Todd Haynes is a grown man who plays with dolls, and American movies are immeasurably the richer because of it. For Haynes is the great plastician of the modern cinema, modeling an elaborate simulacrum of the American experience out of the seeming ephemera of pop music and suburban domesticity. Objects and surfaces may not be everything in Haynes’ work, but they vibrate with an energy that goes far beyond mere set dressing, until they come to seem extensions–or even avatars–of the characters themselves: a lovelorn Connecticut woman’s windswept purple headscarf; a shapeshifting rock star’s talismanic jade pendant; a New Jersey housewife’s gloves left behind on a department-store sales counter, hardly by accident.
That attention to symbols and signifiers owes something to the years Haynes spent studying semiotics at Brown, though there were strong indications of the polymorphous filmmaker to come in Haynes’ 1978 short, The Suicide, made when its director was still in high school, but already steeped in his career-spanning themes of queerness and subjective realities. A decade later, while earning his MFA at Bard, Haynes completed the 45-minute Superstar (1987), a portrait of the late easy-listening doyenne Karen Carpenter “starring” a cast of modified Ken and Barbie dolls–an outre gesture that riled the Carpenter estate, no matter that the movie itself offers a deeply sympathetic portrayal of a fragile young woman caught in a whirlpool of celebrity and negative body image. (Relegated to a clandestine, underground existence for years, the film has latterly enjoyed a renaissance thanks to the democracy of YouTube.)
It was hardly the last time Haynes’s work would jostle guardians of the cultural status quo from their comfort zones. His 1991 debut feature, Poison, which filtered three Jean Genet novels through an audacious, genre-bending prism of 1950s sci-fi and French poetic realism, stirred the ire of that self-appointed moral arbiter, the Reverend Donald Wildmon (who, of course, didn’t bother to actually see the movie). Haynes’s 1995 breakthrough, Safe, sent droves of disgruntled viewers scratching their heads into the night at its Sundance premiere (only to be heralded, a few years later, as one of the great films of the decade). David Bowie, the unnamed (but obvious) inspiration for Velvet Goldmine (1998), said thanks but no thanks when Haynes asked to use his music in the film; even without it, Haynes managed to make one of the seminal rock movies, every bit the equal of Performance or Pink Floyd – The Wall in its appropriation of a new cinematic language. To paraphrase Francis Coppola speaking about Apocalypse Now, Velvet Goldmine isn’t a movie about glam rock; it is glam rock.

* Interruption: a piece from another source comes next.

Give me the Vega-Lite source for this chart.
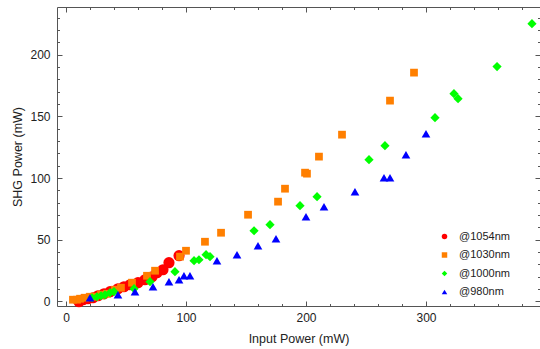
{
  "$schema": "https://vega.github.io/schema/vega-lite/v6.json",
  "autosize": "none",
  "width": 483,
  "height": 299,
  "padding": {"left": 57, "top": 7, "right": 0, "bottom": 43},
  "background": "white",
  "config": {
    "view": {"stroke": "#555555", "strokeWidth": 1},
    "font": "Liberation Sans",
    "axis": {"domain": false, "grid": false, "tickColor": "#555555", "labelColor": "#222222", "titleColor": "#222222", "labelFont": "Liberation Sans", "titleFont": "Liberation Sans", "labelFontSize": 12, "titleFontSize": 12.5, "titleFontWeight": "normal"},
    "legend": {"symbolSize": 30}
  },
  "data": {"values": [
    {"series": "@1054nm", "p": 10.8, "shg": -0.2},
    {"series": "@1054nm", "p": 14.2, "shg": 1.4},
    {"series": "@1054nm", "p": 18.3, "shg": 2.2},
    {"series": "@1054nm", "p": 22.5, "shg": 3.0},
    {"series": "@1054nm", "p": 26.7, "shg": 4.6},
    {"series": "@1054nm", "p": 31.7, "shg": 6.2},
    {"series": "@1054nm", "p": 36.7, "shg": 7.9},
    {"series": "@1054nm", "p": 43.3, "shg": 10.3},
    {"series": "@1054nm", "p": 48.3, "shg": 11.9},
    {"series": "@1054nm", "p": 53.3, "shg": 13.5},
    {"series": "@1054nm", "p": 60.0, "shg": 15.2},
    {"series": "@1054nm", "p": 65.8, "shg": 17.6},
    {"series": "@1054nm", "p": 71.7, "shg": 20.0},
    {"series": "@1054nm", "p": 75.8, "shg": 23.3},
    {"series": "@1054nm", "p": 80.8, "shg": 25.7},
    {"series": "@1054nm", "p": 85.8, "shg": 31.4},
    {"series": "@1054nm", "p": 94.2, "shg": 37.1},
    {"series": "@1030nm", "p": 5.8, "shg": 1.4},
    {"series": "@1030nm", "p": 9.2, "shg": 1.4},
    {"series": "@1030nm", "p": 11.7, "shg": 2.2},
    {"series": "@1030nm", "p": 15.8, "shg": 3.0},
    {"series": "@1030nm", "p": 20.0, "shg": 3.8},
    {"series": "@1030nm", "p": 24.2, "shg": 3.8},
    {"series": "@1030nm", "p": 29.2, "shg": 5.4},
    {"series": "@1030nm", "p": 34.2, "shg": 6.2},
    {"series": "@1030nm", "p": 40.8, "shg": 9.5},
    {"series": "@1030nm", "p": 45.8, "shg": 11.1},
    {"series": "@1030nm", "p": 55.0, "shg": 15.2},
    {"series": "@1030nm", "p": 67.5, "shg": 20.8},
    {"series": "@1030nm", "p": 74.2, "shg": 24.9},
    {"series": "@1030nm", "p": 95.0, "shg": 36.3},
    {"series": "@1030nm", "p": 100.0, "shg": 41.1},
    {"series": "@1030nm", "p": 115.8, "shg": 48.4},
    {"series": "@1030nm", "p": 129.2, "shg": 55.7},
    {"series": "@1030nm", "p": 151.7, "shg": 70.3},
    {"series": "@1030nm", "p": 176.7, "shg": 80.9},
    {"series": "@1030nm", "p": 182.5, "shg": 91.4},
    {"series": "@1030nm", "p": 199.2, "shg": 104.4},
    {"series": "@1030nm", "p": 200.8, "shg": 103.6},
    {"series": "@1030nm", "p": 210.8, "shg": 117.4},
    {"series": "@1030nm", "p": 230.0, "shg": 135.2},
    {"series": "@1030nm", "p": 270.0, "shg": 162.8},
    {"series": "@1030nm", "p": 290.0, "shg": 185.5},
    {"series": "@1000nm", "p": 21.7, "shg": 3.0},
    {"series": "@1000nm", "p": 25.8, "shg": 3.8},
    {"series": "@1000nm", "p": 29.2, "shg": 4.6},
    {"series": "@1000nm", "p": 32.5, "shg": 5.4},
    {"series": "@1000nm", "p": 36.7, "shg": 7.1},
    {"series": "@1000nm", "p": 40.0, "shg": 7.9},
    {"series": "@1000nm", "p": 56.7, "shg": 10.3},
    {"series": "@1000nm", "p": 70.0, "shg": 16.0},
    {"series": "@1000nm", "p": 90.8, "shg": 24.1},
    {"series": "@1000nm", "p": 106.7, "shg": 33.0},
    {"series": "@1000nm", "p": 110.8, "shg": 33.8},
    {"series": "@1000nm", "p": 116.7, "shg": 37.9},
    {"series": "@1000nm", "p": 120.0, "shg": 36.3},
    {"series": "@1000nm", "p": 156.7, "shg": 57.3},
    {"series": "@1000nm", "p": 170.0, "shg": 62.2},
    {"series": "@1000nm", "p": 195.0, "shg": 77.6},
    {"series": "@1000nm", "p": 209.2, "shg": 84.9},
    {"series": "@1000nm", "p": 252.5, "shg": 114.9},
    {"series": "@1000nm", "p": 265.8, "shg": 126.3},
    {"series": "@1000nm", "p": 307.5, "shg": 149.0},
    {"series": "@1000nm", "p": 323.3, "shg": 168.4},
    {"series": "@1000nm", "p": 326.7, "shg": 164.4},
    {"series": "@1000nm", "p": 359.2, "shg": 190.4},
    {"series": "@1000nm", "p": 388.3, "shg": 225.2},
    {"series": "@980nm", "p": 20.0, "shg": 3.0},
    {"series": "@980nm", "p": 43.3, "shg": 5.4},
    {"series": "@980nm", "p": 57.5, "shg": 7.9},
    {"series": "@980nm", "p": 72.5, "shg": 11.9},
    {"series": "@980nm", "p": 85.8, "shg": 16.0},
    {"series": "@980nm", "p": 94.2, "shg": 17.6},
    {"series": "@980nm", "p": 98.3, "shg": 20.8},
    {"series": "@980nm", "p": 103.3, "shg": 20.8},
    {"series": "@980nm", "p": 125.8, "shg": 33.0},
    {"series": "@980nm", "p": 142.5, "shg": 37.9},
    {"series": "@980nm", "p": 160.0, "shg": 45.2},
    {"series": "@980nm", "p": 175.0, "shg": 50.9},
    {"series": "@980nm", "p": 200.0, "shg": 68.7},
    {"series": "@980nm", "p": 215.0, "shg": 76.8},
    {"series": "@980nm", "p": 240.8, "shg": 89.0},
    {"series": "@980nm", "p": 265.0, "shg": 100.3},
    {"series": "@980nm", "p": 270.0, "shg": 100.3},
    {"series": "@980nm", "p": 283.3, "shg": 119.0},
    {"series": "@980nm", "p": 300.0, "shg": 136.0}
  ]},
  "resolve": {"axis": {"x": "independent", "y": "independent"}},
  "layer": [
    {
      "transform": [{"filter": "datum.series === '@1054nm'"}],
      "mark": {"type": "point", "filled": true, "opacity": 1, "size": 125},
      "encoding": {
        "x": {"field": "p", "type": "quantitative", "scale": {"domain": [-7.5, 395], "nice": false, "zero": false},
              "axis": {"orient": "bottom", "values": [0, 100, 200, 300], "tickSize": -5, "labelPadding": 11, "title": "Input Power (mW)", "titlePadding": 9}},
        "y": {"field": "shg", "type": "quantitative", "scale": {"domain": [-3.7, 238.7], "nice": false, "zero": false},
              "axis": {"orient": "left", "values": [0, 50, 100, 150, 200], "tickSize": -5, "labelPadding": 12, "title": "SHG Power (mW)", "titlePadding": 5}},
        "color": {"field": "series", "type": "nominal",
                  "scale": {"domain": ["@1054nm", "@1030nm", "@1000nm", "@980nm"], "range": ["#ff0000", "#ff7f00", "#00ff00", "#0000ff"]},
                  "legend": {"title": null, "orient": "none", "legendX": 382, "legendY": 224, "labelFont": "Liberation Sans", "labelFontSize": 11, "labelColor": "#222222", "symbolSize": 30, "rowPadding": 6.5, "labelOffset": 9, "symbolStrokeWidth": 0}},
        "shape": {"field": "series", "type": "nominal",
                  "scale": {"domain": ["@1054nm", "@1030nm", "@1000nm", "@980nm"], "range": ["circle", "square", "diamond", "triangle-up"]}}
      }
    },
    {
      "transform": [{"filter": "datum.series === '@1030nm'"}],
      "mark": {"type": "point", "filled": true, "opacity": 1, "size": 60},
      "encoding": {
        "x": {"field": "p", "type": "quantitative", "axis": null},
        "y": {"field": "shg", "type": "quantitative", "axis": null},
        "color": {"field": "series", "type": "nominal"},
        "shape": {"field": "series", "type": "nominal"}
      }
    },
    {
      "transform": [{"filter": "datum.series === '@1000nm'"}],
      "mark": {"type": "point", "filled": true, "opacity": 1, "size": 85},
      "encoding": {
        "x": {"field": "p", "type": "quantitative", "axis": null},
        "y": {"field": "shg", "type": "quantitative", "axis": null},
        "color": {"field": "series", "type": "nominal"},
        "shape": {"field": "series", "type": "nominal"}
      }
    },
    {
      "transform": [{"filter": "datum.series === '@980nm'"}],
      "mark": {"type": "point", "filled": true, "opacity": 1, "size": 75},
      "encoding": {
        "x": {"field": "p", "type": "quantitative", "axis": null},
        "y": {"field": "shg", "type": "quantitative", "axis": null},
        "color": {"field": "series", "type": "nominal"},
        "shape": {"field": "series", "type": "nominal"}
      }
    },
    {
      "mark": {"type": "point", "opacity": 0},
      "encoding": {
        "x": {"field": "p", "type": "quantitative", "axis": {"orient": "bottom", "values": [20, 40, 60, 80, 120, 140, 160, 180, 220, 240, 260, 280, 320, 340, 360, 380], "tickSize": -2.5, "labels": false, "title": null}},
        "y": {"field": "shg", "type": "quantitative", "axis": {"orient": "left", "values": [10, 20, 30, 40, 60, 70, 80, 90, 110, 120, 130, 140, 160, 170, 180, 190, 210, 220, 230], "tickSize": -2.5, "labels": false, "title": null}}
      }
    },
    {
      "mark": {"type": "point", "opacity": 0},
      "encoding": {
        "x": {"field": "p", "type": "quantitative", "axis": {"orient": "top", "values": [0, 100, 200, 300], "tickSize": -5, "labels": false, "title": null}},
        "y": {"field": "shg", "type": "quantitative", "axis": {"orient": "right", "values": [0, 50, 100, 150, 200], "tickSize": -5, "labels": false, "title": null}}
      }
    },
    {
      "mark": {"type": "point", "opacity": 0},
      "encoding": {
        "x": {"field": "p", "type": "quantitative", "axis": {"orient": "top", "values": [20, 40, 60, 80, 120, 140, 160, 180, 220, 240, 260, 280, 320, 340, 360, 380], "tickSize": -2.5, "labels": false, "title": null}},
        "y": {"field": "shg", "type": "quantitative", "axis": {"orient": "right", "values": [10, 20, 30, 40, 60, 70, 80, 90, 110, 120, 130, 140, 160, 170, 180, 190, 210, 220, 230], "tickSize": -2.5, "labels": false, "title": null}}
      }
    }
  ]
}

Velvet Goldmine begins with the infant Oscar Wilde descending from the heavens like some sort of transgressive star-child–another artist, like so many of Haynes’ guiding lights (Genet, Rimbaud, Dylan), who confronted audiences with what the art critic Robert Hughes famously termed “the shock of the new.” And yet, time and again Haynes’ work hurtles us not into the future, but rather the past, whether the Depression-era Los Angeles of the 1930s (in the extraordinary, five-hour Mildred Pierce for HBO) or the pristine Better Homes and Gardens conformity of the 1950s (in Far From Heaven and now Carol)–all of them transfigured by Haynes and his remarkable collaborators (including his longtime cameraman, Ed Lachman) into something hyperreal and transcendent. Indeed, to experience a Todd Haynes film is to enter into a waking dream remembered by someone who, as suggested by one of Haynes’ own titles, wasn’t actually there.
Most of this work would not have been possible without the support of Haynes’ longtime producer, Christine Vachon, who has made Haynes the signature brand of her Killer Films–a company whose credits also include Kids, Happiness, Boys Don’t Cry, and Hedwig and the Angry Inch, to name but a handful. Fittingly, the animated Killer logo shows a spry rabbit hopping around the screen too fast for anyone to catch it, no matter the target painted on its back, an apt metaphor for 20 years of making films that the industry said couldn’t–or shouldn’t–be made, and continuing to push ever further into the breach.
No exception is their latest collaboration, Carol, in which Haynes and Vachon have taken Patricia Highsmith’s pseudonymous 1952 novel, The Price of Salt, and turned it into an achingly tender study of desire and longing, and a love that dare not speak its name. It is a companion piece of sorts to Far From Heaven (2002), and equally exquisite in its lush period textures, its unrequited glances across crowded rooms, and the magnificent performances of Cate Blanchett and Rooney Mara. For Haynes, it is every inch the work of an artist at the peak of his career. And yes, there are even dolls.